Set exercise:
Go through the data below and copy it exactly, skipping every picture.
--- --- ---
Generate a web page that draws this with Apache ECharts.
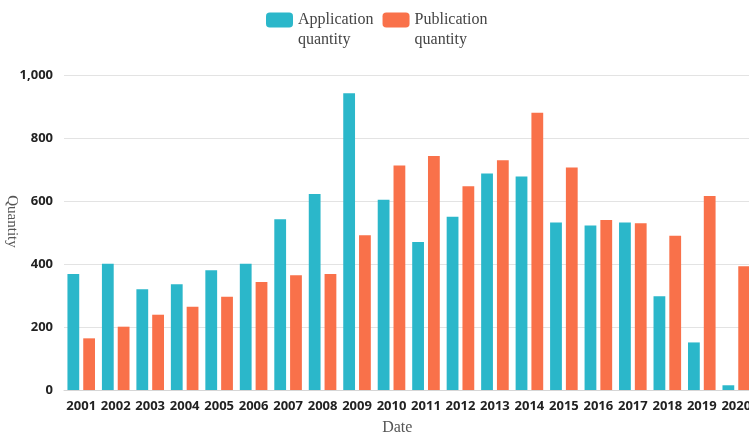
<!DOCTYPE html>
<html>
<head>
<meta charset="utf-8">
<style>
  html, body { margin: 0; padding: 0; background: #ffffff; }
  #chart { width: 749px; height: 434px; }
</style>
<script src="https://cdn.jsdelivr.net/npm/echarts@6/dist/echarts.min.js"></script>
</head>
<body>
<div id="chart"></div>
<script>
// Yearly counts of applications and publications
const years = ['2001','2002','2003','2004','2005','2006','2007','2008','2009','2010',
               '2011','2012','2013','2014','2015','2016','2017','2018','2019','2020'];
const applicationQuantity = [368, 401, 320, 336, 380, 401, 542, 622, 942, 604,
                             470, 550, 687, 678, 532, 522, 532, 298, 151, 15];
const publicationQuantity = [164, 201, 239, 264, 296, 343, 364, 368, 491, 713,
                             743, 647, 729, 880, 706, 540, 529, 490, 616, 393];
const yTicks = [0, 200, 400, 600, 800, 1000];
const seriesNames = ['Application\nquantity', 'Publication\nquantity'];

const serif = '"Liberation Serif", "Times New Roman", serif';
const sans = '"Open Sans", "Noto Sans", sans-serif';

const chart = echarts.init(document.getElementById('chart'));
chart.setOption({
  animation: false,
  color: ['#2bb7ca', '#f9714a'],
  legend: {
    left: 266,
    top: -10,
    padding: 0,
    itemWidth: 27,
    itemHeight: 15,
    itemGap: 9,
    icon: 'roundRect',
    textStyle: {
      fontFamily: serif,
      fontSize: 16,
      lineHeight: 20,
      color: '#444'
    },
    // a leading blank line keeps the swatch level with the first line of text
    formatter: function (name) { return '\n' + name; },
    data: seriesNames
  },
  grid: {
    left: 64,
    top: 75,
    width: 689.5,
    height: 315,
    containLabel: false,
    outerBoundsMode: 'none'
  },
  xAxis: {
    type: 'category',
    data: years,
    name: 'Date',
    nameLocation: 'middle',
    nameGap: 30,
    nameMoveOverlap: false,
    nameTextStyle: {
      fontFamily: serif,
      fontSize: 16,
      color: '#555',
      padding: [0, 23, 0, 0]
    },
    axisLine: { lineStyle: { color: '#d6d6d6' } },
    axisTick: { show: false },
    axisLabel: {
      interval: 0,
      margin: 10,
      fontFamily: sans,
      fontWeight: 'bold',
      fontSize: 13,
      color: '#222'
    }
  },
  yAxis: {
    type: 'value',
    min: yTicks[0],
    max: yTicks[yTicks.length - 1],
    interval: yTicks[1] - yTicks[0],
    name: 'Quantity',
    nameLocation: 'middle',
    nameGap: 45,
    nameRotate: -90,
    nameMoveOverlap: false,
    nameTextStyle: {
      fontFamily: serif,
      fontSize: 15,
      color: '#555',
      padding: [0, 22, 0, 0]
    },
    axisLine: { show: false },
    axisTick: { show: false },
    axisLabel: {
      margin: 11,
      fontFamily: sans,
      fontWeight: 'bold',
      fontSize: 13,
      color: '#222',
      formatter: function (v) { return v.toLocaleString('en-US'); }
    },
    splitLine: { lineStyle: { color: '#e3e3e3' } }
  },
  series: [
    {
      name: seriesNames[0],
      type: 'bar',
      data: applicationQuantity,
      barGap: '34%',
      barCategoryGap: '20%'
    },
    {
      name: seriesNames[1],
      type: 'bar',
      data: publicationQuantity,
      barGap: '34%',
      barCategoryGap: '20%'
    }
  ]
});
</script>
</body>
</html>
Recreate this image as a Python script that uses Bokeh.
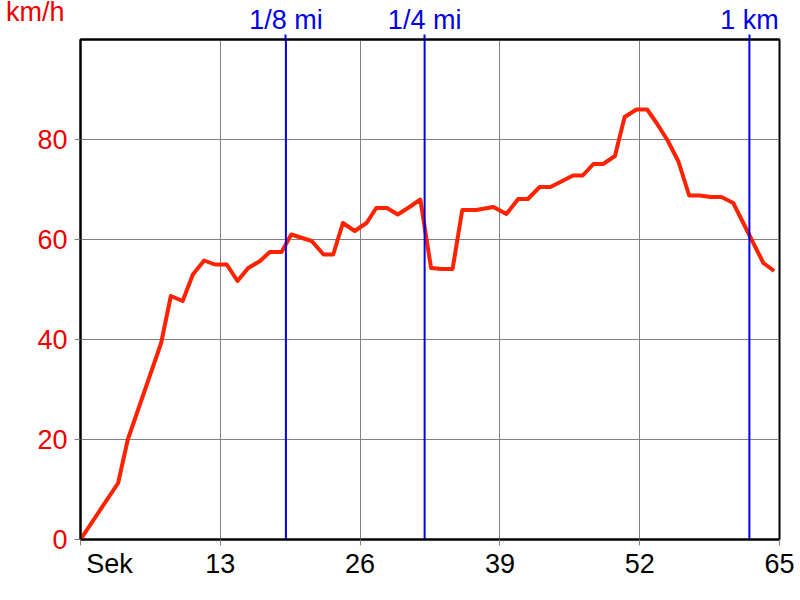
--- --- ---
Answer for the task:
Generate a web page that draws this with Apache ECharts.
<!DOCTYPE html>
<html>
<head>
<meta charset="utf-8">
<style>
  html, body { margin: 0; padding: 0; background: #ffffff; }
  #chart { width: 749px; height: 434px; }
</style>
<script src="https://cdn.jsdelivr.net/npm/echarts@6/dist/echarts.min.js"></script>
</head>
<body>
<div id="chart"></div>
<script>
// Yearly counts of applications and publications
const years = ['2001','2002','2003','2004','2005','2006','2007','2008','2009','2010',
               '2011','2012','2013','2014','2015','2016','2017','2018','2019','2020'];
const applicationQuantity = [368, 401, 320, 336, 380, 401, 542, 622, 942, 604,
                             470, 550, 687, 678, 532, 522, 532, 298, 151, 15];
const publicationQuantity = [164, 201, 239, 264, 296, 343, 364, 368, 491, 713,
                             743, 647, 729, 880, 706, 540, 529, 490, 616, 393];
const yTicks = [0, 200, 400, 600, 800, 1000];
const seriesNames = ['Application\nquantity', 'Publication\nquantity'];

const serif = '"Liberation Serif", "Times New Roman", serif';
const sans = '"Open Sans", "Noto Sans", sans-serif';

const chart = echarts.init(document.getElementById('chart'));
chart.setOption({
  animation: false,
  color: ['#2bb7ca', '#f9714a'],
  legend: {
    left: 266,
    top: -10,
    padding: 0,
    itemWidth: 27,
    itemHeight: 15,
    itemGap: 9,
    icon: 'roundRect',
    textStyle: {
      fontFamily: serif,
      fontSize: 16,
      lineHeight: 20,
      color: '#444'
    },
    // a leading blank line keeps the swatch level with the first line of text
    formatter: function (name) { return '\n' + name; },
    data: seriesNames
  },
  grid: {
    left: 64,
    top: 75,
    width: 689.5,
    height: 315,
    containLabel: false,
    outerBoundsMode: 'none'
  },
  xAxis: {
    type: 'category',
    data: years,
    name: 'Date',
    nameLocation: 'middle',
    nameGap: 30,
    nameMoveOverlap: false,
    nameTextStyle: {
      fontFamily: serif,
      fontSize: 16,
      color: '#555',
      padding: [0, 23, 0, 0]
    },
    axisLine: { lineStyle: { color: '#d6d6d6' } },
    axisTick: { show: false },
    axisLabel: {
      interval: 0,
      margin: 10,
      fontFamily: sans,
      fontWeight: 'bold',
      fontSize: 13,
      color: '#222'
    }
  },
  yAxis: {
    type: 'value',
    min: yTicks[0],
    max: yTicks[yTicks.length - 1],
    interval: yTicks[1] - yTicks[0],
    name: 'Quantity',
    nameLocation: 'middle',
    nameGap: 45,
    nameRotate: -90,
    nameMoveOverlap: false,
    nameTextStyle: {
      fontFamily: serif,
      fontSize: 15,
      color: '#555',
      padding: [0, 22, 0, 0]
    },
    axisLine: { show: false },
    axisTick: { show: false },
    axisLabel: {
      margin: 11,
      fontFamily: sans,
      fontWeight: 'bold',
      fontSize: 13,
      color: '#222',
      formatter: function (v) { return v.toLocaleString('en-US'); }
    },
    splitLine: { lineStyle: { color: '#e3e3e3' } }
  },
  series: [
    {
      name: seriesNames[0],
      type: 'bar',
      data: applicationQuantity,
      barGap: '34%',
      barCategoryGap: '20%'
    },
    {
      name: seriesNames[1],
      type: 'bar',
      data: publicationQuantity,
      barGap: '34%',
      barCategoryGap: '20%'
    }
  ]
});
</script>
</body>
</html>
Recreate this image as a Python script that uses Bokeh.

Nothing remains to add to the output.